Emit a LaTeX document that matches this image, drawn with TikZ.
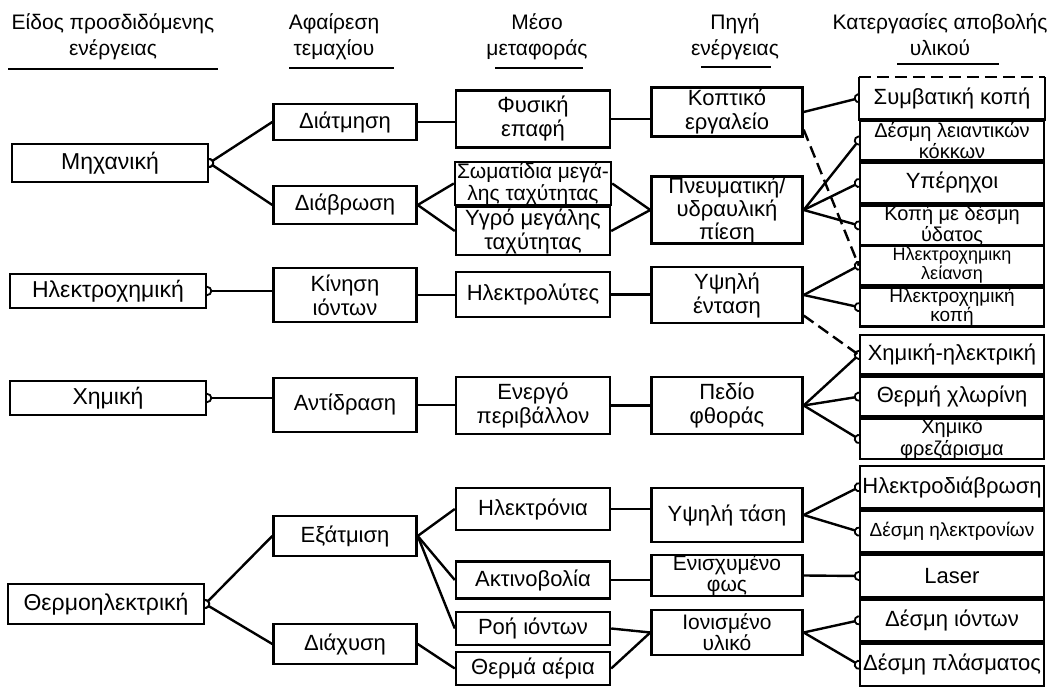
...
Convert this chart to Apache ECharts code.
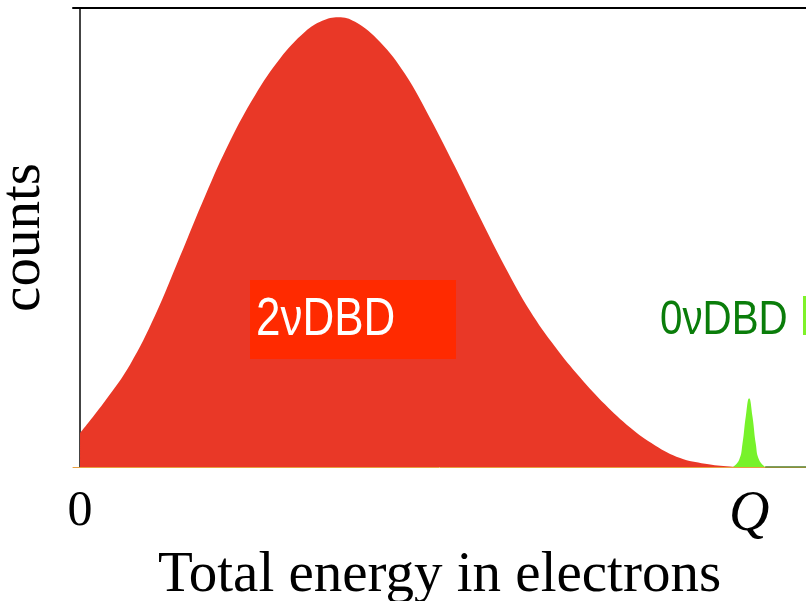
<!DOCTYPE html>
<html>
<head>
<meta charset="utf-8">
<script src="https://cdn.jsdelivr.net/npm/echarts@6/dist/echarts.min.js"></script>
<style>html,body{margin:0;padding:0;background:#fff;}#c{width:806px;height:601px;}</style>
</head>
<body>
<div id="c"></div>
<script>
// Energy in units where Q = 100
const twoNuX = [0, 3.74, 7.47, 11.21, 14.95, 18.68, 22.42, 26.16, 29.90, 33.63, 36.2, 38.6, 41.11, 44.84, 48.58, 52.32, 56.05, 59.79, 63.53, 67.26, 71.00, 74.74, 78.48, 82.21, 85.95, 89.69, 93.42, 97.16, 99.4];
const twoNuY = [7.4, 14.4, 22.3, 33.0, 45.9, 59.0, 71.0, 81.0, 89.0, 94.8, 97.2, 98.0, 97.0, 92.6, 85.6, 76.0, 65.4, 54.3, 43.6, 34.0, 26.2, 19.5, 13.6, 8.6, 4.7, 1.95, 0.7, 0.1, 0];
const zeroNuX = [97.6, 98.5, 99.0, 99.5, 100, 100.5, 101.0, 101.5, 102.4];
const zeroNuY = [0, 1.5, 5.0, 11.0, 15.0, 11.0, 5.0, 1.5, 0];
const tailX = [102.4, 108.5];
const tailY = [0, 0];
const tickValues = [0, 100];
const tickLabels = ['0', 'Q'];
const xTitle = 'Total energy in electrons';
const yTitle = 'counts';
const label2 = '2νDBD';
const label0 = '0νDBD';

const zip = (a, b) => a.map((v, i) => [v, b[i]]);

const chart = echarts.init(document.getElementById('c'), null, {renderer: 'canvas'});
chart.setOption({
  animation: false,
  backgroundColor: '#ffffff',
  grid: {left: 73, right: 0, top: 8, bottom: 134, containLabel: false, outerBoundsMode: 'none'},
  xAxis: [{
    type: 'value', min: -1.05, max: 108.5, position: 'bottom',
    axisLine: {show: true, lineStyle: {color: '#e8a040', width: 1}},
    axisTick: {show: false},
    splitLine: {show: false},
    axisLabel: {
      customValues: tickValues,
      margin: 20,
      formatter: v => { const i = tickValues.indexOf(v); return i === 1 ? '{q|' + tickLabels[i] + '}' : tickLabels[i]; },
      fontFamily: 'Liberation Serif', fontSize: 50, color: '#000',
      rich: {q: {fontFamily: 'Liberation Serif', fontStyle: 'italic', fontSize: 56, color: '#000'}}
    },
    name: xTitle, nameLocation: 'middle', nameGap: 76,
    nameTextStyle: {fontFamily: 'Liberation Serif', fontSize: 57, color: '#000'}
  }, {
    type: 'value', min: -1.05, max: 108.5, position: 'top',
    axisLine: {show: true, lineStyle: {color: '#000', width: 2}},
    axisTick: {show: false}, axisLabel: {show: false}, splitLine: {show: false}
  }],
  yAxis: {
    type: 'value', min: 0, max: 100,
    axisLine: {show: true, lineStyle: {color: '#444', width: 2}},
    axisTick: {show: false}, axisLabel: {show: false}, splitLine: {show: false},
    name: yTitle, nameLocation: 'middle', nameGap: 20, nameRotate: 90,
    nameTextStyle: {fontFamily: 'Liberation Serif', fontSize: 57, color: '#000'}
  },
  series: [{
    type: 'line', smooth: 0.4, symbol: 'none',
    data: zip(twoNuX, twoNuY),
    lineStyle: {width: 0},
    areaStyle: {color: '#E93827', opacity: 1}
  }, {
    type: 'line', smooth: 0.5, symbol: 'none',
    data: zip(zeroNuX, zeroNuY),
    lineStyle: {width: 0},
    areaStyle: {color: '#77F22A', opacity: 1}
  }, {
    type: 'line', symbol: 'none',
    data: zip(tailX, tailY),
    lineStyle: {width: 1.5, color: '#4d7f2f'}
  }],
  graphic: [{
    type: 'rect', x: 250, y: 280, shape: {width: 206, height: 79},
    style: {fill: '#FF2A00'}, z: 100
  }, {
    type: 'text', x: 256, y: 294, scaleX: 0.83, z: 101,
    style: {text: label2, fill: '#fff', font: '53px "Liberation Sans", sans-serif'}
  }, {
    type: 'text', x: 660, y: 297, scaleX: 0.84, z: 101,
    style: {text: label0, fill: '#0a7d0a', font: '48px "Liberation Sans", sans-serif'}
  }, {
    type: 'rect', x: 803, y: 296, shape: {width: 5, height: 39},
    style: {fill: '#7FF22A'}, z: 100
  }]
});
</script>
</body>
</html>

**EXERCISE AIM:** Repeat, with no pictures, exactly the lines from the one containing "Convert this chart to Apache ECharts code." through the one containing "const zip = (a, b)", the first and last included.

**EXERCISE SOLUTION:**
Convert this chart to Apache ECharts code.
<!DOCTYPE html>
<html>
<head>
<meta charset="utf-8">
<script src="https://cdn.jsdelivr.net/npm/echarts@6/dist/echarts.min.js"></script>
<style>html,body{margin:0;padding:0;background:#fff;}#c{width:806px;height:601px;}</style>
</head>
<body>
<div id="c"></div>
<script>
// Energy in units where Q = 100
const twoNuX = [0, 3.74, 7.47, 11.21, 14.95, 18.68, 22.42, 26.16, 29.90, 33.63, 36.2, 38.6, 41.11, 44.84, 48.58, 52.32, 56.05, 59.79, 63.53, 67.26, 71.00, 74.74, 78.48, 82.21, 85.95, 89.69, 93.42, 97.16, 99.4];
const twoNuY = [7.4, 14.4, 22.3, 33.0, 45.9, 59.0, 71.0, 81.0, 89.0, 94.8, 97.2, 98.0, 97.0, 92.6, 85.6, 76.0, 65.4, 54.3, 43.6, 34.0, 26.2, 19.5, 13.6, 8.6, 4.7, 1.95, 0.7, 0.1, 0];
const zeroNuX = [97.6, 98.5, 99.0, 99.5, 100, 100.5, 101.0, 101.5, 102.4];
const zeroNuY = [0, 1.5, 5.0, 11.0, 15.0, 11.0, 5.0, 1.5, 0];
const tailX = [102.4, 108.5];
const tailY = [0, 0];
const tickValues = [0, 100];
const tickLabels = ['0', 'Q'];
const xTitle = 'Total energy in electrons';
const yTitle = 'counts';
const label2 = '2νDBD';
const label0 = '0νDBD';

const zip = (a, b) => a.map((v, i) => [v, b[i]]);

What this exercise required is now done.